Rugby Parma F.C. were residents at the Tardini in their early days, including their peak in the 1950s, but the club then moved to the Stadio Fratelli Cervi in the next decade. In the late 2000s, the increasing popularity of rugby union in Italy meant that current ground Stadio Flaminio was becoming less viable as a home ground for Italy and the Stadio Luigi Ferraris in Genoa and the Tardini were suggested as alternative grounds as they are in Northern Italy where rugby is more popular. For the 2012 Six Nations Championship, the Stadio Olimpico, also in Rome, was used.

The Tardini also hosted the deciding game of Italy's American football competition on 8 July 1989 in the Italian Football League's Superbowl Italiano IX. The game pitched Seamen Milano against Frogs Legnano against each other and Frogs Legnano won 39–33.

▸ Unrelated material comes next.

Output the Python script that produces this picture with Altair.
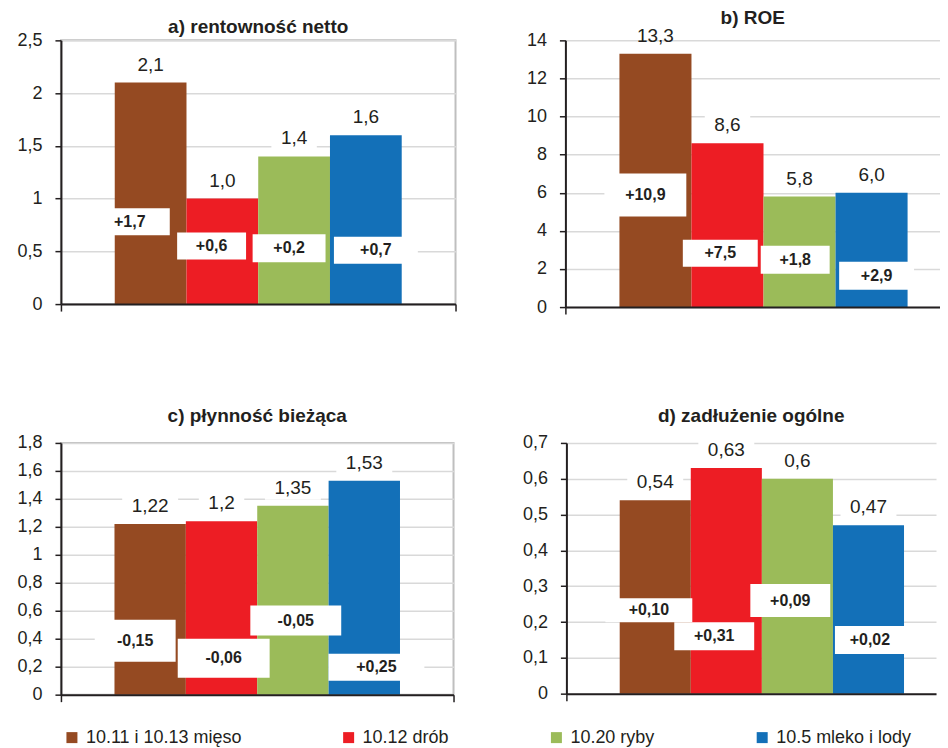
import altair as alt
import pandas as pd

# ---------------- data ----------------
categories = ["10.11 i 10.13 mięso", "10.12 drób", "10.20 ryby", "10.5 mleko i lody"]
colors = ["#954A22", "#ED1D24", "#9BBB59", "#1370B8"]

titles = ["a) rentowność netto", "b) ROE", "c) płynność bieżąca", "d) zadłużenie ogólne"]

values_a = [2.1, 1.0, 1.4, 1.6]
values_b = [13.3, 8.6, 5.8, 6.0]
values_c = [1.22, 1.24, 1.35, 1.53]
values_d = [0.54, 0.63, 0.60, 0.47]

value_labels_a = ["2,1", "1,0", "1,4", "1,6"]
value_labels_b = ["13,3", "8,6", "5,8", "6,0"]
value_labels_c = ["1,22", "1,2", "1,35", "1,53"]
value_labels_d = ["0,54", "0,63", "0,6", "0,47"]

change_labels_a = ["+1,7", "+0,6", "+0,2", "+0,7"]
change_labels_b = ["+10,9", "+7,5", "+1,8", "+2,9"]
change_labels_c = ["-0,15", "-0,06", "-0,05", "+0,25"]
change_labels_d = ["+0,10", "+0,31", "+0,09", "+0,02"]

# anchor of each change label, in axis units (x: bar slot 1..4, y: axis value)
change_x_a = [0.71, 1.85, 2.93, 4.14]
change_y_a = [0.78, 0.55, 0.53, 0.51]
change_x_b = [0.86, 1.90, 2.94, 4.07]
change_y_b = [5.88, 2.83, 2.48, 1.64]
change_x_c = [0.79, 2.03, 3.04, 4.17]
change_y_c = [0.385, 0.26, 0.53, 0.196]
change_x_d = [0.91, 1.83, 2.90, 4.02]
change_y_d = [0.233, 0.16, 0.26, 0.15]

y_ticks_a = [0, 0.5, 1, 1.5, 2, 2.5]
y_ticks_b = [0, 2, 4, 6, 8, 10, 12, 14]
y_ticks_c = [0, 0.2, 0.4, 0.6, 0.8, 1, 1.2, 1.4, 1.6, 1.8]
y_ticks_d = [0, 0.1, 0.2, 0.3, 0.4, 0.5, 0.6, 0.7]

# ---------------- styles ----------------
FONT = "Liberation Sans"
TXT = "#231F20"
GRID = "#D9D9D9"

styles = {
    "a": dict(W=395, H=264, xdom=(-0.25, 5.25), E=52, border=True, toff=-6,
              box_w=[80, 69, 73, 84], box_h=[27, 27, 28, 27]),
    "b": dict(W=375, H=267, xdom=(-0.25, 4.95), E=45, border=False, toff=-1,
              box_w=[82, 75, 69, 75], box_h=[43, 27, 28, 28]),
    "c": dict(W=393, H=252, xdom=(-0.25, 5.25), E=52, border=True, toff=8,
              box_w=[81, 92, 91, 96], box_h=[42, 39, 30, 27]),
    "d": dict(W=370, H=251, xdom=(-0.25, 4.95), E=45, border=False, toff=8,
              box_w=[87, 80, 80, 70], box_h=[24, 28, 33, 28]),
}

legend = alt.Legend(
    title=None, orient="none", legendX=2, legendY=689, direction="horizontal",
    columns=4, columnPadding=98, symbolType="square", symbolSize=121,
    symbolStrokeWidth=0, labelFontSize=18, labelFont=FONT, labelColor=TXT,
    labelOffset=5, gridAlign="each",
)


def panel(title, values, vlabels, clabels, cx, cy, ticks, st):
    W, H = st["W"], st["H"]
    xmin, xmax = st["xdom"]
    ymax = ticks[-1]
    ux = W / (xmax - xmin)
    uy = H / ymax

    bars = pd.DataFrame({
        "cat": categories,
        "x0": [i + 0.5 for i in range(4)],
        "x1": [i + 1.5 for i in range(4)],
        "value": values,
        "base": [0] * 4,
    })
    vrows = []
    for i in range(4):
        ty = values[i] + 18 / uy
        hw = (10.5 * len(vlabels[i]) + 14) / 2 / ux
        vrows.append(dict(slot=i + 1, ty=ty, lab=vlabels[i],
                          bx0=i + 1 - hw, bx1=i + 1 + hw,
                          by0=ty - 12 / uy, by1=ty + 12 / uy,
                          show=ty <= ymax))
    vdf = pd.DataFrame(vrows)
    crows = []
    for i in range(4):
        hw = st["box_w"][i] / 2 / ux
        hh = st["box_h"][i] / 2 / uy
        crows.append(dict(cx=cx[i], cy=cy[i], lab=clabels[i],
                          bx0=cx[i] - hw, bx1=cx[i] + hw,
                          by0=cy[i] - hh, by1=cy[i] + hh))
    cdf = pd.DataFrame(crows)

    xs = alt.Scale(domain=[xmin, xmax], nice=False, zero=False)
    ys = alt.Scale(domain=[0, ymax], nice=False)
    xticks = [xmin, xmax] if st["border"] else [xmin]
    xaxis = alt.Axis(values=xticks, labels=False, title=None, grid=False,
                     tickSize=7, tickWidth=1.5, tickColor=TXT,
                     domainColor=TXT, domainWidth=2, zindex=1)
    yaxis = alt.Axis(values=ticks, format="~g",
                     labelExpr="replace(datum.label, '.', ',')",
                     title=None, grid=True, gridColor=GRID, gridWidth=1.5,
                     domainColor=TXT, domainWidth=2, tickColor=TXT,
                     tickWidth=1.5, tickSize=6, labelFontSize=18,
                     labelFont=FONT, labelColor=TXT, labelPadding=13,
                     minExtent=st["E"], maxExtent=st["E"])

    l_bars = alt.Chart(bars).mark_rect().encode(
        x=alt.X("x0:Q", scale=xs, axis=xaxis),
        x2="x1:Q",
        y=alt.Y("value:Q", scale=ys, axis=yaxis),
        y2="base:Q",
        color=alt.Color("cat:N", scale=alt.Scale(domain=categories, range=colors),
                        legend=legend),
    )
    l_vbox = alt.Chart(vdf[vdf["show"]]).mark_rect(color="white").encode(
        x=alt.X("bx0:Q", scale=xs, axis=xaxis), x2="bx1:Q",
        y=alt.Y("by0:Q", scale=ys, axis=yaxis), y2="by1:Q",
    )
    l_vtext = alt.Chart(vdf).mark_text(
        font=FONT, fontSize=19, color=TXT, baseline="middle", align="center"
    ).encode(
        x=alt.X("slot:Q", scale=xs, axis=xaxis),
        y=alt.Y("ty:Q", scale=ys, axis=yaxis),
        text="lab:N",
    )
    l_cbox = alt.Chart(cdf).mark_rect(color="white").encode(
        x=alt.X("bx0:Q", scale=xs, axis=xaxis), x2="bx1:Q",
        y=alt.Y("by0:Q", scale=ys, axis=yaxis), y2="by1:Q",
    )
    l_ctext = alt.Chart(cdf).mark_text(
        font=FONT, fontSize=16, fontWeight="bold", color=TXT,
        baseline="middle", align="center"
    ).encode(
        x=alt.X("cx:Q", scale=xs, axis=xaxis),
        y=alt.Y("cy:Q", scale=ys, axis=yaxis),
        text="lab:N",
    )
    view = (alt.ViewBackground(stroke="#BFBFBF", strokeWidth=2) if st["border"]
            else alt.ViewBackground(stroke="transparent", strokeWidth=0))
    return alt.layer(l_bars, l_vbox, l_vtext, l_cbox, l_ctext).properties(
        width=W, height=H, view=view,
        title=alt.TitleParams(title, fontSize=19, fontWeight="bold", font=FONT,
                              color=TXT, offset=st["toff"], anchor="middle"),
    )


pa = panel(titles[0], values_a, value_labels_a, change_labels_a, change_x_a, change_y_a, y_ticks_a, styles["a"])
pb = panel(titles[1], values_b, value_labels_b, change_labels_b, change_x_b, change_y_b, y_ticks_b, styles["b"])
pc = panel(titles[2], values_c, value_labels_c, change_labels_c, change_x_c, change_y_c, y_ticks_c, styles["c"])
pd_ = panel(titles[3], values_d, value_labels_d, change_labels_d, change_x_d, change_y_d, y_ticks_d, styles["d"])

chart = alt.vconcat(
    alt.hconcat(pa, pb, spacing=63),
    alt.hconcat(pc, pd_, spacing=66),
    spacing=90,
).properties(
    padding={"left": 0, "top": 0, "right": 0, "bottom": 0},
    background="white",
)

chart.save("out.html", embed_options={"renderer": "svg", "actions": False})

On 21 December 2012, the Tardini was chosen as the neutral venue to host the Serie A match between Cagliari and Juventus due to the unavailability of the former's home stadium, the Stadio Is Arenas.

==Transport==
The stadium is in a central location in the city of Parma and is a 30-minute walk along Viale Mentana, then Viale S. Michele before a left at the roundabout onto Viale Partigiani d'Italia. from Parma railway station, which is at the northern edge of the city centre. Alternatively, Buses 8 or 9 can both be taken from the train station to the stadium. A bus service also serves those making use of the A1 parking area outside the city. A direct drive to the stadium involves an exit on the A1 at the Parma junction. UEFA stated that Parma's transport sector was more than capable of supporting UEFA Euro 2016 matches.